Kilikya Felsefe Dergisi / Cilicia Journal of Philosophy

Volume 2, Issue 3, September 2015

Ralph D. Ellis
Pages 24-36

Moral Hermeneutics, Coherence Epistemology, and the Role of Emotion

Coherence requires more than logical consistency. Self-consistent viewpoints notoriously conflict with each other. Besides avoid logical selfcontradiction, coherent viewpoints must of course be consistent with empirical facts, including any social and interpersonal emotional facts that may be shared by all humans. But since these sets of facts are inherently probabilistic, they again lend themselves to motivated hermeneutical tweaking to make them fit one’s initial prejudices and presuppositions, trapping us again in the “hermeneutic circle” – the fact that we cannot know how much our previously-existing worldview motivates selective facts, proliferation of ad hoc hypotheses, choice of “moral intuitions,” etc. The problem of ad hoc hypotheses thus becomes crucial.
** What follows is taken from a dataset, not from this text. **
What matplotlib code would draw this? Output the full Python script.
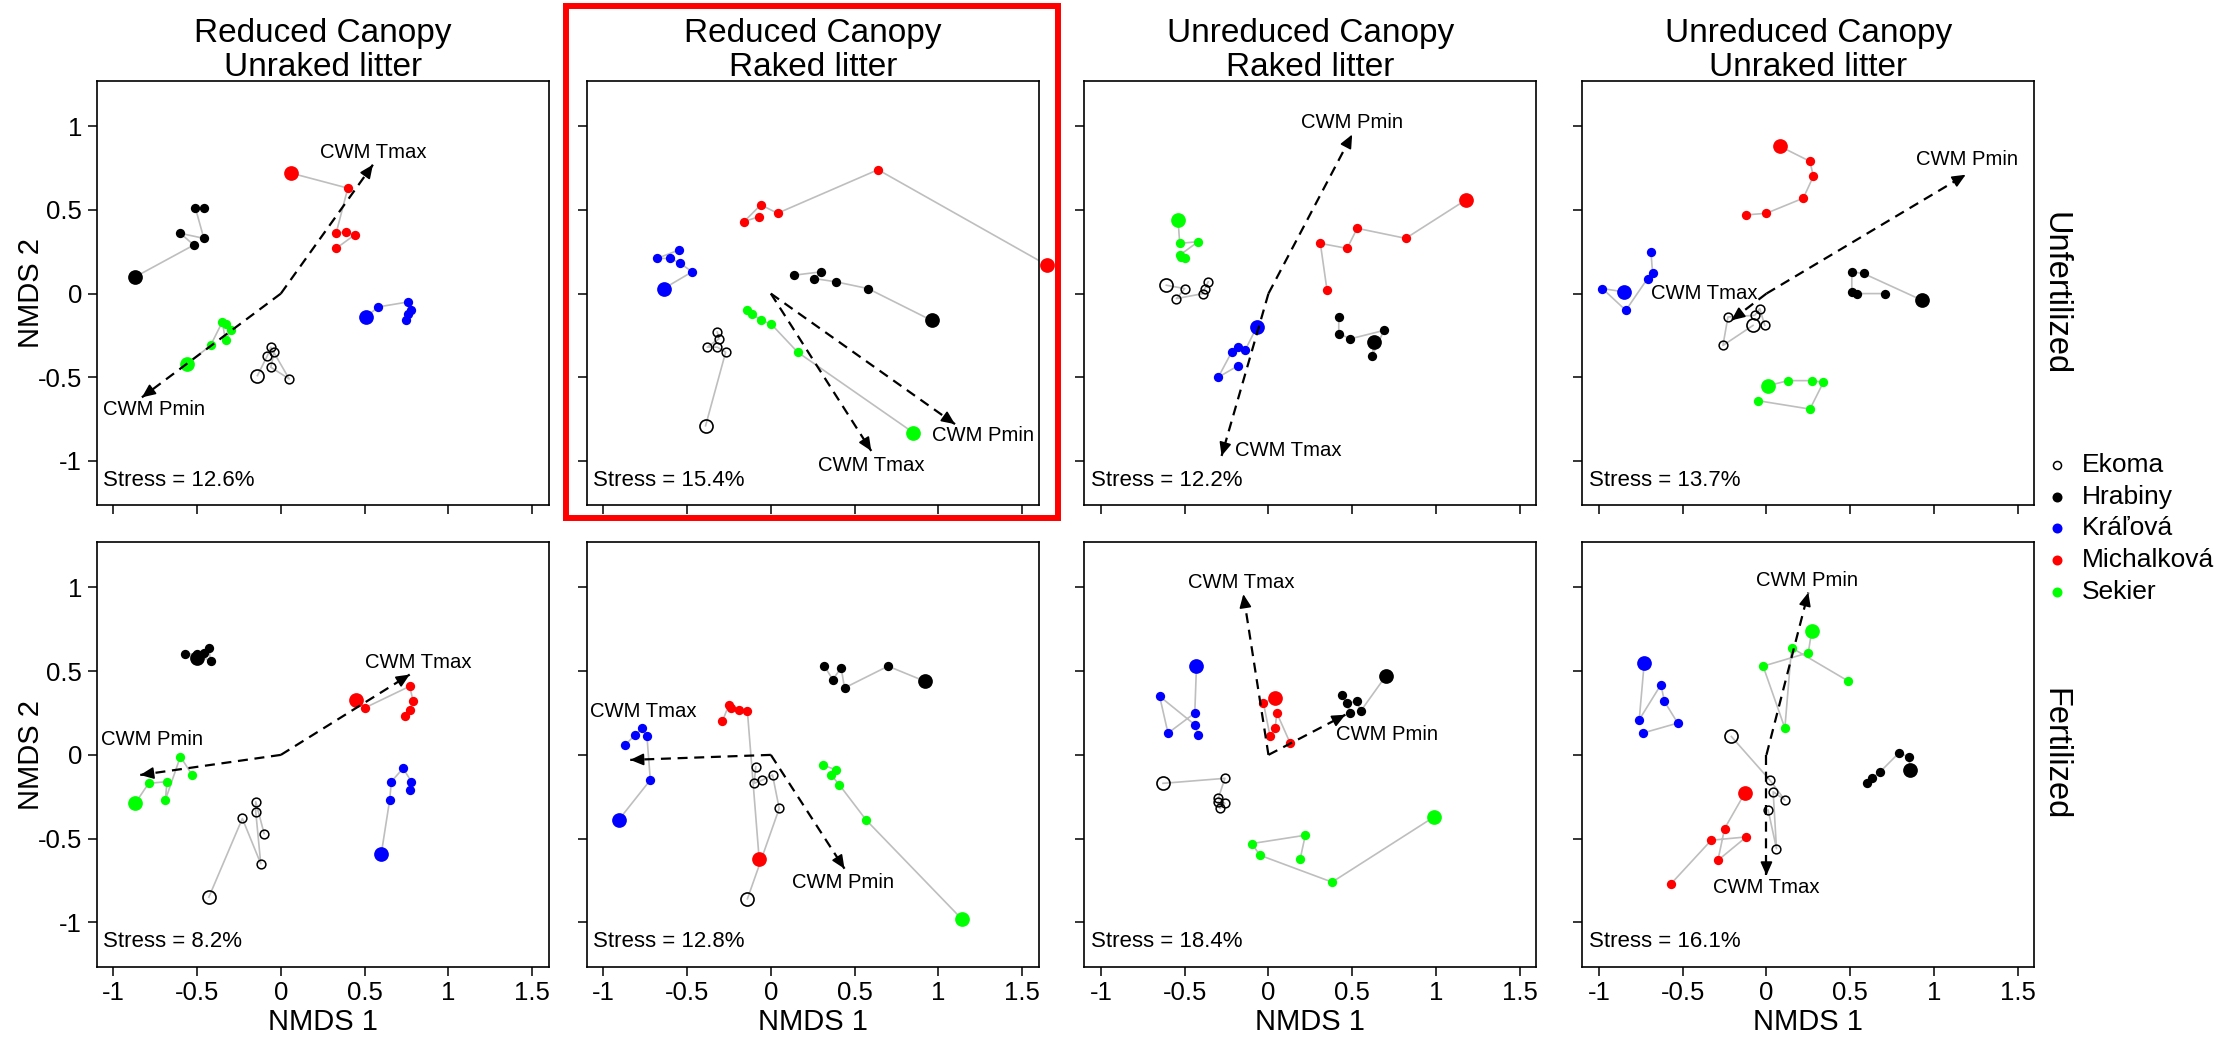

Proliferation of ungrounded assumptions is motivated emotionally in the same way that believing a “conspiracy” theory requires positing unproven assumptions. Moral theory requires studying the way our emotions play into these moral “conspiracy theories.” Contemporary neuropsychology of emotion suggests that a certain kind of inner conflict model – one that grants autonomy to the exploratory drive, but in conflict with other hermeneutically relevant emotions – is especially useful in addressing the complexities of incoherence in ethical thinking.